Theresa Titiens was the offshoot of an ancient and noble Hungarian family, who emigrated to Hamburg, Germany, on account of political difficulties. Born in June, 1834, she displayed, like other distinguished singers, an unmistakable talent for music at an early period, and her parents lost no time in obtaining the best instruction for her by placing her under the charge of an eminent master, when she was only twelve years of age. At the age of fourteen, her voice had developed into an organ of great power and sweetness. It was a high soprano of extensive register, ranging from C below the line to D in alt, and of admirable quality, clear, resonant, and perfectly pure. The young girl possessed powers which only needed culture to lift her to a high artistic place, and every one who heard her predicted a commanding career. She was sent to Vienna to study under the best German masters, and she devoted herself to preparation for her life-work with an ardor and enthusiasm which were the best earnest of her future success.

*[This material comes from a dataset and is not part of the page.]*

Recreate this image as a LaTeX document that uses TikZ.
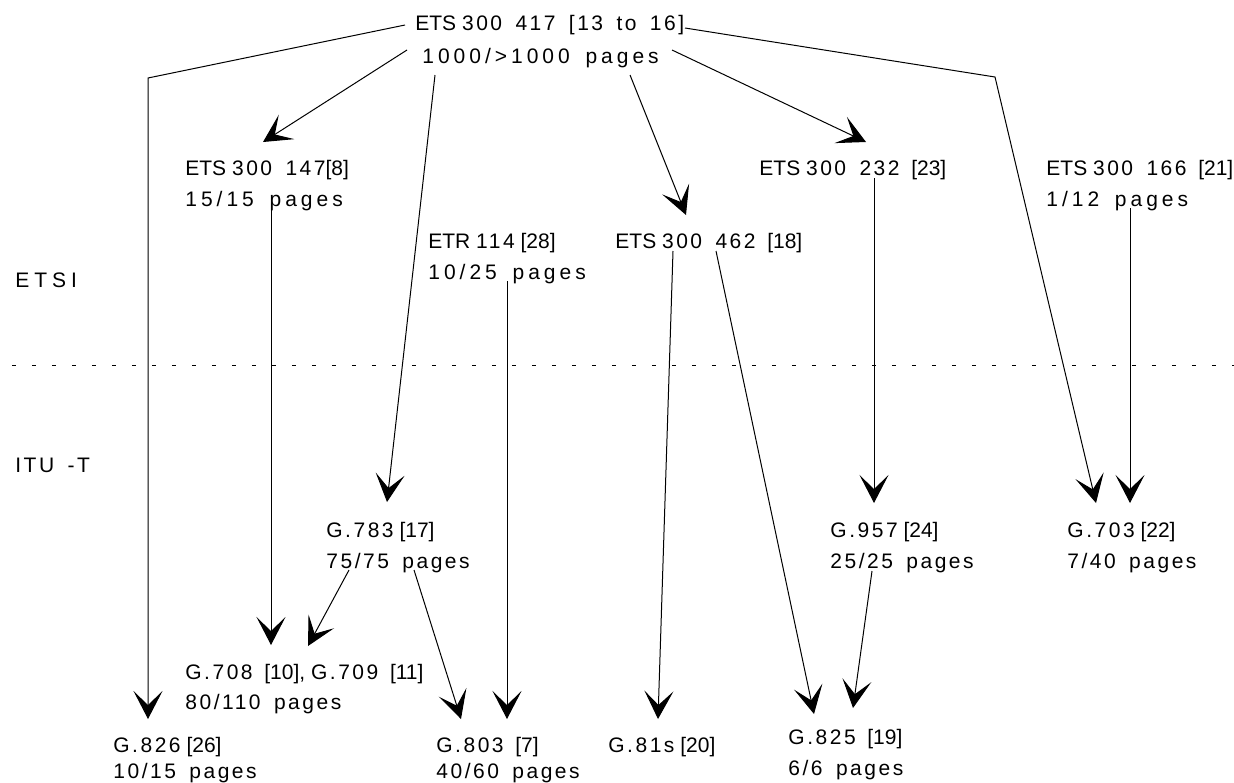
\documentclass[tikz,border=0pt]{standalone}
\usepackage{fontspec}
\setmainfont{Liberation Sans}
\newfontfamily\letras[LetterSpace=12, WordSpace=1.6]{Liberation Sans}
\newfontfamily\letrasb[LetterSpace=19, WordSpace=1.6]{Liberation Sans}
\usetikzlibrary{arrows.meta, positioning}

\begin{document}
\begin{tikzpicture}[x=0.5pt, y=-0.5pt,
  lbl/.style={anchor=base west, inner sep=0pt, font=\fontsize{10.5}{12}\selectfont},
  flecha/.style={-{Stealth[length=14pt, width=14.5pt, inset=7pt]}, line width=0.5pt}]
\useasboundingbox (0,0) rectangle (1234,782);
% Linea divisoria ETSI / ITU-T
\draw[line width=0.5pt, dash pattern=on 2pt off 8pt] (12,365) -- (1234,365);
\node[lbl] (etsi) at (15,287) {E\hspace{2.5pt}T\hspace{2.5pt}S\hspace{2.5pt}I};
\node[lbl] (itut) at (15,472) {\letras ITU -T};
% Normas ETSI
\node[lbl] (t417) at (415,30) {ETS {\letras 300 417 [13 to 16]}};
\node[lbl] (t417p) at (422,63) {\letrasb 1000/>1000 pages};
\node[lbl] (e147) at (185,175) {ETS {\letras 300 147}[8]};
\node[lbl] (e147p) at (185,206) {\letrasb 15/15 pages};
\node[lbl] (e232) at (759,175) {ETS {\letras 300 232}\ \ [23]};
\node[lbl] (e166) at (1046,175) {ETS {\letras 300 166}\ \ [21]};
\node[lbl] (e166p) at (1046,206) {\letrasb 1/12 pages};
\node[lbl] (r114) at (428,248) {ETR {\letras 114} [28]};
\node[lbl] (r114p) at (428,279) {\letrasb 10/25 pages};
\node[lbl] (e462) at (615,248) {ETS {\letras 300 462}\ \ [18]};
% Recomendaciones ITU-T
\node[lbl] (g783) at (326,537) {{\letras G.783}\ [17]};
\node[lbl] (g783p) at (326,568) {\letras 75/75 pages};
\node[lbl] (g957) at (830,537) {{\letras G.957}\ [24]};
\node[lbl] (g957p) at (830,568) {\letras 25/25 pages};
\node[lbl] (g703) at (1067,537) {{\letras G.703}\ [22]};
\node[lbl] (g703p) at (1067,568) {\letras 7/40 pages};
\node[lbl] (g708) at (185,679) {{\letras G.708}\ \ [10], {\letras G.709}\ \ [11]};
\node[lbl] (g708p) at (185,709) {\letras 80/110 pages};
\node[lbl] (g826) at (113,752) {{\letras G.826}\ [26]};
\node[lbl] (g826p) at (113,778) {\letras 10/15 pages};
\node[lbl] (g803) at (436,752) {{\letras G.803}\ \ [7]};
\node[lbl] (g803p) at (436,778) {\letras 40/60 pages};
\node[lbl] (g81s) at (608,752) {{\letras G.81s}\ [20]};
\node[lbl] (g825) at (788,744) {{\letras G.825}\ \ [19]};
\node[lbl] (g825p) at (788,775) {\letras 6/6 pages};
% Puntos de quiebre
\coordinate (q1) at (148,78);
\coordinate (q2) at (995,77);
% Flechas desde ETS 300 417
\draw[flecha] ([shift={(-10,-5)}]t417.base west) -- (q1) -- ([shift={(35,-33)}]g826.base west);
\draw[flecha] ([shift={(-15,-13)}]t417p.base west) -- ([shift={(78,-33)}]e147.base west);
\draw[flecha] ([shift={(13,12)}]t417p.base west) -- ([shift={(61,-35)}]g783.base west);
\draw[flecha] ([shift={(208,12)}]t417p.base west) -- ([shift={(71,-33)}]e462.base west);
\draw[flecha] ([shift={(250,-13)}]t417p.base west) -- ([shift={(107,-33)}]e232.base west);
\draw[flecha] ([shift={(270,-2)}]t417.base west) -- (q2) -- ([shift={(29,-34)}]g703.base west);
% Resto de flechas
\draw[flecha] ([shift={(86,4)}]e147p.base west) -- ([shift={(86,-34)}]g708.base west);
\draw[flecha] ([shift={(23,2)}]g783p.base west) -- ([shift={(123,-33)}]g708.base west);
\draw[flecha] ([shift={(88,2)}]g783p.base west) -- ([shift={(25,-33)}]g803.base west);
\draw[flecha] ([shift={(79,2)}]r114p.base west) -- ([shift={(71,-33)}]g803.base west);
\draw[flecha] ([shift={(58,3)}]e462.base west) -- ([shift={(50,-33)}]g81s.base west);
\draw[flecha] ([shift={(101,3)}]e462.base west) -- ([shift={(26,-30)}]g825.base west);
\draw[flecha] ([shift={(42,3)}]g957p.base west) -- ([shift={(65,-36)}]g825.base west);
\draw[flecha] ([shift={(115,3)}]e232.base west) -- ([shift={(44,-34)}]g957.base west);
\draw[flecha] ([shift={(84,2)}]e166p.base west) -- ([shift={(63,-34)}]g703.base west);
\end{tikzpicture}
\end{document}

On returning to Hamburg in 1849, she easily obtained an engagement, and with the daring confidence of genius she selected the splendid role of Lucrezia Borgia as the vehicle of her debut. Mme. Grisi had fixed the ideal of this personation by investing it with an Oriental passion and luxury of style; but this did not stay the ambition of the debutante of fifteen years. Theresa at this time was very girlish in aspect, though tall and commanding in figure, and it may be fancied did not suit the ripe and voluptuous beauty, the sinister fascination of the Borgia woman, whose name has become traditional for all that is physically lovely and morally depraved. If the immature Titiens did not adequately reach the ideal of the character, she was so far from failing that she was warmly applauded by a critical audience. She appeared in the same part for a succession of nights, and her success became more strongly assured as she more and more mastered the difficulties of her work. To perform such a great lyric character at the age of fifteen, with even a fair share of ability, was a glowing augury.

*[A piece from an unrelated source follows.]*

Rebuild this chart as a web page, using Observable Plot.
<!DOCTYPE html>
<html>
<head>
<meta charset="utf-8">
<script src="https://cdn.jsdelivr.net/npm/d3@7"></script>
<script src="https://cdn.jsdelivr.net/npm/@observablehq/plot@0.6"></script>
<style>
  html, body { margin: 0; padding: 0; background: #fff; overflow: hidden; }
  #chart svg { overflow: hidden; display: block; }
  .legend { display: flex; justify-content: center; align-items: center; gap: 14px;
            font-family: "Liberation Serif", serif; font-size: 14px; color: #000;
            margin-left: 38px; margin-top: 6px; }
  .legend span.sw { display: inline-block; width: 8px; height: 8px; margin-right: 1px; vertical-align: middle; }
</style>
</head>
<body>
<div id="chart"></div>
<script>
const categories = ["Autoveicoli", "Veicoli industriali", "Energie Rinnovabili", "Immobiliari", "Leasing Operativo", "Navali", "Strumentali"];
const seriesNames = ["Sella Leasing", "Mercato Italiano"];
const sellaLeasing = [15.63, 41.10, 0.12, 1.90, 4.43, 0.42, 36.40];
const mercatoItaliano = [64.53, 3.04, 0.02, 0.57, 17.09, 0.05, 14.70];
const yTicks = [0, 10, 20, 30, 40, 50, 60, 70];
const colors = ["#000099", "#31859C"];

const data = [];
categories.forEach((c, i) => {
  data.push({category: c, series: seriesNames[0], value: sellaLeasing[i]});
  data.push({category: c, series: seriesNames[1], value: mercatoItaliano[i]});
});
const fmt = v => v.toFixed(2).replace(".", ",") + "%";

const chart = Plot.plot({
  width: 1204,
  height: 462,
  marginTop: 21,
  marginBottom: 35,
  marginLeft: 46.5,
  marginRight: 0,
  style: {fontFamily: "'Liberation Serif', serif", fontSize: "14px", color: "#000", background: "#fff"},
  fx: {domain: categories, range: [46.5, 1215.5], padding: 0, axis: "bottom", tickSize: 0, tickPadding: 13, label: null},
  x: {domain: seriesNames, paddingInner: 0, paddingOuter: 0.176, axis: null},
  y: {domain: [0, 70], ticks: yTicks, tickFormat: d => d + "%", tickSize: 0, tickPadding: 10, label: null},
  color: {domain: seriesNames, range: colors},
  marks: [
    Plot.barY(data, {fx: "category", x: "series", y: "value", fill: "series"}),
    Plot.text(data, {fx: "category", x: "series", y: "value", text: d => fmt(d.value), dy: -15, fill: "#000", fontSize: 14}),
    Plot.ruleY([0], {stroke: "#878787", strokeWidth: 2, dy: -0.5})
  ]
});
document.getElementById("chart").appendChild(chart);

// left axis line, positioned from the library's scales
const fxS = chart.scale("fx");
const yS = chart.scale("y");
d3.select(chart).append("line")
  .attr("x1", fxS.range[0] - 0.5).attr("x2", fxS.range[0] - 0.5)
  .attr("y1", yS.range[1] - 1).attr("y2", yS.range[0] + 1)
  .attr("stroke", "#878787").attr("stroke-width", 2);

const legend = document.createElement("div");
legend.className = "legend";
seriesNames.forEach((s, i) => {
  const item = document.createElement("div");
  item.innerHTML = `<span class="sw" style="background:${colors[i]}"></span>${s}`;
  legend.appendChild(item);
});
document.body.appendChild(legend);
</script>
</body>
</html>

This early introduction to her profession was stamped by circumstances of considerable romantic interest. A rich young gentleman, a scion of one of the best Hamburg families, became passionately enamored of the young cantatrice. After a brief but energetic courtship, he offered her his hand, which Theresa, whose young heart had been touched by his devotion, was not unwilling to accept, but the stumbling-block in the way was that the family of the enamored youth were unwilling that his future wife should remain on the stage. At last it was arranged that Theresa should retire from the stage for a while, the understanding being that, if at the end of nine months her inclination for the stage should remain as strong, she should return to the profession. It was tacitly a choice between marriage and a continuance of her professional ambition. When the probation was over, the young cantatrice again appeared before the footlights, and the unfortunate lover disappeared.